Swiss watchdog tackling conflicts of interest that 'don't exist' – ASIP
SWITZERLAND – ASIP, Switzerland's pension fund association, has accused the country's top supevisor (OAK) of trying to prevent conflicts of interest that do not exist.
The most recent draft for a decree published by the so-called Oberaufsichtskommission covers the independence of 'pension fund experts', or Pensionskassenexperte, which are certified actuaries Pensionskassen must use for actuarial matters.
The OAK wants to disqualify people on the board of directors, as well as those working anywhere in the administration of a fund – such as manager selection, for example – as 'experts'.
But Christoph Ryter, the recently re-elected president at ASIP, said: "While we agree board members should not serve as Pensionskassenexperte, we do not see why someone choosing a manager should not be qualified to comment on underfunding."
He pointed out that all manager selections are checked by an independent third party anyway.

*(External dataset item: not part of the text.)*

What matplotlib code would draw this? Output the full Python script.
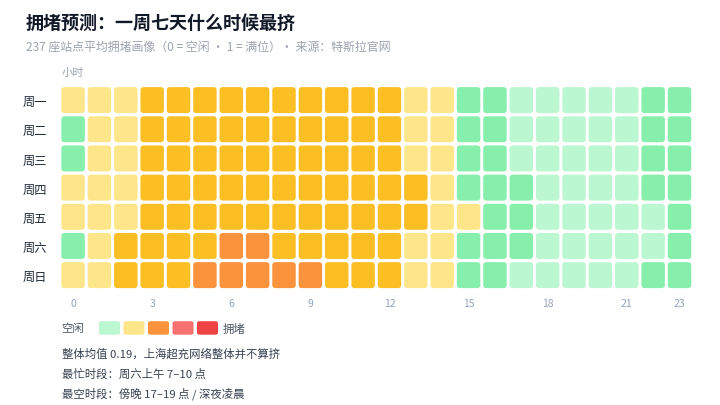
import matplotlib
matplotlib.use("Agg")
import matplotlib.pyplot as plt
from matplotlib.colors import ListedColormap, BoundaryNorm
from matplotlib.patches import FancyBboxPatch

plt.rcParams['font.family'] = ['Noto Sans CJK SC', 'DejaVu Sans']

days = ["周一", "周二", "周三", "周四", "周五", "周六", "周日"]
hours = list(range(24))
tick_hours = [0, 3, 6, 9, 12, 15, 18, 21, 23]

# estimated average occupancy (0 = idle, 1 = full)
mon = [0.17, 0.16, 0.18, 0.24, 0.27, 0.28, 0.29, 0.29, 0.28, 0.28, 0.27, 0.26,
       0.23, 0.18, 0.15, 0.11, 0.09, 0.06, 0.05, 0.05, 0.05, 0.06, 0.09, 0.12]
tue = [0.12, 0.15, 0.17, 0.24, 0.27, 0.28, 0.29, 0.29, 0.29, 0.28, 0.27, 0.26,
       0.22, 0.17, 0.15, 0.11, 0.09, 0.06, 0.05, 0.05, 0.05, 0.06, 0.09, 0.11]
wed = [0.13, 0.15, 0.18, 0.25, 0.27, 0.28, 0.29, 0.29, 0.28, 0.28, 0.27, 0.25,
       0.22, 0.18, 0.15, 0.12, 0.09, 0.07, 0.05, 0.05, 0.05, 0.06, 0.09, 0.12]
thu = [0.15, 0.16, 0.19, 0.25, 0.28, 0.29, 0.29, 0.29, 0.29, 0.28, 0.27, 0.26,
       0.24, 0.21, 0.16, 0.12, 0.10, 0.09, 0.06, 0.05, 0.05, 0.06, 0.09, 0.12]
fri = [0.15, 0.16, 0.19, 0.25, 0.28, 0.29, 0.29, 0.29, 0.29, 0.29, 0.28, 0.27,
       0.25, 0.21, 0.17, 0.15, 0.12, 0.09, 0.07, 0.06, 0.05, 0.05, 0.07, 0.10]
sat = [0.11, 0.17, 0.22, 0.27, 0.29, 0.29, 0.32, 0.31, 0.29, 0.28, 0.27, 0.25,
       0.22, 0.18, 0.16, 0.12, 0.10, 0.09, 0.07, 0.06, 0.05, 0.05, 0.06, 0.09]
sun = [0.15, 0.18, 0.23, 0.27, 0.29, 0.31, 0.33, 0.33, 0.32, 0.31, 0.28, 0.26,
       0.22, 0.18, 0.15, 0.12, 0.09, 0.07, 0.05, 0.05, 0.05, 0.06, 0.09, 0.12]
grid = [mon, tue, wed, thu, fri, sat, sun]

level_bounds = [0, 0.08, 0.14, 0.2, 0.3, 0.4, 0.55, 1.0]
level_colors = ["#bbf7d0", "#86efac", "#fde68a", "#fbbf24", "#fb923c", "#f87171", "#ef4444"]
legend_colors = ["#bbf7d0", "#fde68a", "#fb923c", "#f87171", "#ef4444"]

notes = ["整体均值 0.19，上海超充网络整体并不算挤",
         "最忙时段：周六上午 7–10 点",
         "最空时段：傍晚 17–19 点 / 深夜凌晨"]

cmap = ListedColormap(level_colors)
norm = BoundaryNorm(level_bounds, cmap.N)

W, H = 720, 406
fig = plt.figure(figsize=(W / 100, H / 100), dpi=100)

# heatmap axes (pixel box -> figure fraction)
left, right, top, bottom = 59.9, 692.7, 86.5, 290.7
ax = fig.add_axes([left / W, 1 - bottom / H, (right - left) / W, (bottom - top) / H])
ax.set_xlim(-0.5, 23.5)
ax.set_ylim(6.5, -0.5)

cw, ch = 0.89, 0.89
for r, row in enumerate(grid):
    for c, v in enumerate(row):
        box = FancyBboxPatch((hours[c] - cw / 2, r - ch / 2), cw, ch,
                             boxstyle="round,pad=0,rounding_size=0.12",
                             mutation_aspect=0.9,
                             facecolor=cmap(norm(v)), edgecolor="none")
        ax.add_patch(box)

for s in ax.spines.values():
    s.set_visible(False)
ax.set_xticks(tick_hours)
ax.set_xticklabels([str(h) for h in tick_hours], fontsize=7.5, color="#94a3b8")
ax.set_yticks(range(len(days)))
ax.set_yticklabels(days, fontsize=8.8, color="#1f2937")
ax.tick_params(axis="both", length=0)
ax.tick_params(axis="x", pad=6)
ax.tick_params(axis="y", pad=9)

# titles
fig.text(26 / W, 1 - 23 / H, "拥堵预测：一周七天什么时候最挤", fontsize=13,
         fontweight="bold", color="#111827", va="center", ha="left")
fig.text(26 / W, 1 - 47 / H, "237 座站点平均拥堵画像（0 = 空闲 · 1 = 满位）· 来源：特斯拉官网",
         fontsize=8.6, color="#9ca3af", va="center", ha="left")
fig.text(61.5 / W, 1 - 73 / H, "小时", fontsize=8, color="#9ca3af", va="center", ha="left")

# legend
ly = 1 - 329 / H
fig.text(61.5 / W, ly, "空闲", fontsize=8.2, color="#4b5563", va="center", ha="left")
sw, sh, sp = 21, 13.5, 24.5
for i, col in enumerate(legend_colors):
    x0 = 99 + i * sp
    fig.patches.append(FancyBboxPatch((x0 / W, (H - 335.7) / H), sw / W, sh / H,
                                      boxstyle="round,pad=0,rounding_size=0.004",
                                      transform=fig.transFigure,
                                      facecolor=col, edgecolor="none"))
fig.text(223 / W, ly, "拥堵", fontsize=8.2, color="#4b5563", va="center", ha="left")

for i, line in enumerate(notes):
    fig.text(61.5 / W, 1 - (354 + i * 20) / H, line, fontsize=8.2,
             color="#374151", va="center", ha="left")

fig.savefig("out.png", dpi=100)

Ryter said he would leave it to the trustees to decide whether these people should be allowed to serve as experts in a fund, and urged the OAK not to rule out that possibility.
"Many Pensionskassen would have to change their Pensionskassenexperte should the decree be passed in its current form," he added.
Ryter said it was often "difficult" to find a good, external expert, and that it "might be good for a pension fund not to have to work together with too many external partners".
He noted the OAK had shown "a greater degree of pragmatism" when it came to amending the decree on reporting costs in pension funds – "but we are missing this in the most recent draft on Pensionskassenexperten".
Meanwhile, Hanspeter Konrad, director at ASIP, commented on a motion brought to Parliament that, he argues, would introduce a pay-as-you-go element into the second pillar.
Social democratic MP Jacqueline Fehr revived an idea first brought to public attention by Swiss unions a few years ago, under which pension funds would have to pay out pensions to people only to the age of 85.
After that, the motion suggests, pensions should be paid out by the Sicherheitsfonds, a pension protection fund into which Pensionskassen pay a yearly fee.
"This is a very bad idea, and it would mean a partial abandonment of the funded system back to a pay-as-you-go element," Konrad said.
The MP argued that this would ease the pressure on Pensionskassen to lower the conversion rate used to calculate old-age pensions from accrued assets.
However, Konrad stressed that this was "not a good idea" and that the measure would do nothing to ease the burden on Pensionskassen.
He also argued that, given the financing structure of the Sicherheitsfonds, Pensionskassen would ultimately have to pay for the longevity risk.
"The levy for the Sicherheitsfonds would increase considerably," he said.